== PROBLEM STATEMENT ==
It is required that the lines from the top of the listing through the line with "from matplotlib.patches import Patch" be reproduced exactly, excluding pictures.

== RAW DATA ==
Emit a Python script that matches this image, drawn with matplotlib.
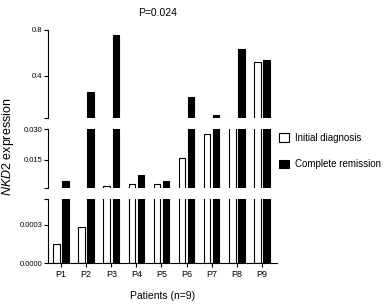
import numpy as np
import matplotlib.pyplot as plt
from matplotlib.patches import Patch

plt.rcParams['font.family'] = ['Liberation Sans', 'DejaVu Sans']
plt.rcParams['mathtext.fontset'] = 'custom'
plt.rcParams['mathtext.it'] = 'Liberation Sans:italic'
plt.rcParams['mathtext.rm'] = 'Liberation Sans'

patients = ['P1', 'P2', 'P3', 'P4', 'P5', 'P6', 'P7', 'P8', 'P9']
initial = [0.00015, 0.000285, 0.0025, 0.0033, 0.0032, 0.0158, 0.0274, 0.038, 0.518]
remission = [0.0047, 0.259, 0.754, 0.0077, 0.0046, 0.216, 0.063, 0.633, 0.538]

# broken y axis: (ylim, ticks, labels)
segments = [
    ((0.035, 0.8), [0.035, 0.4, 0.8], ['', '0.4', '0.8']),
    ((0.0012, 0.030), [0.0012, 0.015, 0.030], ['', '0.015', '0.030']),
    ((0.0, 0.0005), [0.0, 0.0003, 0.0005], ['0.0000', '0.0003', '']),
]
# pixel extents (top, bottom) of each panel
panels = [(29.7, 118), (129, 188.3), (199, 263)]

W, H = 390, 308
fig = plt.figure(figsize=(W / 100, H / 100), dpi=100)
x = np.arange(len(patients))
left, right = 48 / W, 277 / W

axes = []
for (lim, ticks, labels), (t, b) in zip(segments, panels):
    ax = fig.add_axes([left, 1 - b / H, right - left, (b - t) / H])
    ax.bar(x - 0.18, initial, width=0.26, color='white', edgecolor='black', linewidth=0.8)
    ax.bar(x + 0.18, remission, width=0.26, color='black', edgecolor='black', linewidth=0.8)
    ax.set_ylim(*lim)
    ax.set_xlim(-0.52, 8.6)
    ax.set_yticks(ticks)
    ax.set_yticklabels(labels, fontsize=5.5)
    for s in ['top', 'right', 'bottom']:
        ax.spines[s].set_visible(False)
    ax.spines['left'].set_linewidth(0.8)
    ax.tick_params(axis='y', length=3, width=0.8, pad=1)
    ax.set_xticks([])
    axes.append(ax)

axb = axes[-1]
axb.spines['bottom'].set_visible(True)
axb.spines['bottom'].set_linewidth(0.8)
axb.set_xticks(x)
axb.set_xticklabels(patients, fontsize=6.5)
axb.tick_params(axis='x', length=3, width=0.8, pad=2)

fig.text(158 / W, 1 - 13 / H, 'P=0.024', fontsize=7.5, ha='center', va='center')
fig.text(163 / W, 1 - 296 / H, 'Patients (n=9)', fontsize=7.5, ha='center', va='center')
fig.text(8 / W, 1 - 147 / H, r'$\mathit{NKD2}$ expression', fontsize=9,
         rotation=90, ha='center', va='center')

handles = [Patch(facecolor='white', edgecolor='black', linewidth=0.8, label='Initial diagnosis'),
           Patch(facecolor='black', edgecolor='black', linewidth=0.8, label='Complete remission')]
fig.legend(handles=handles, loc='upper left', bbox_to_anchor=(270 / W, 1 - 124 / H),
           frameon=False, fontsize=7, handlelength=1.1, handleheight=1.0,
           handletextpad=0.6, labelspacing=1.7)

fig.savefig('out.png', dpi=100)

== FINAL RESULT ==
Emit a Python script that matches this image, drawn with matplotlib.
import numpy as np
import matplotlib.pyplot as plt
from matplotlib.patches import Patch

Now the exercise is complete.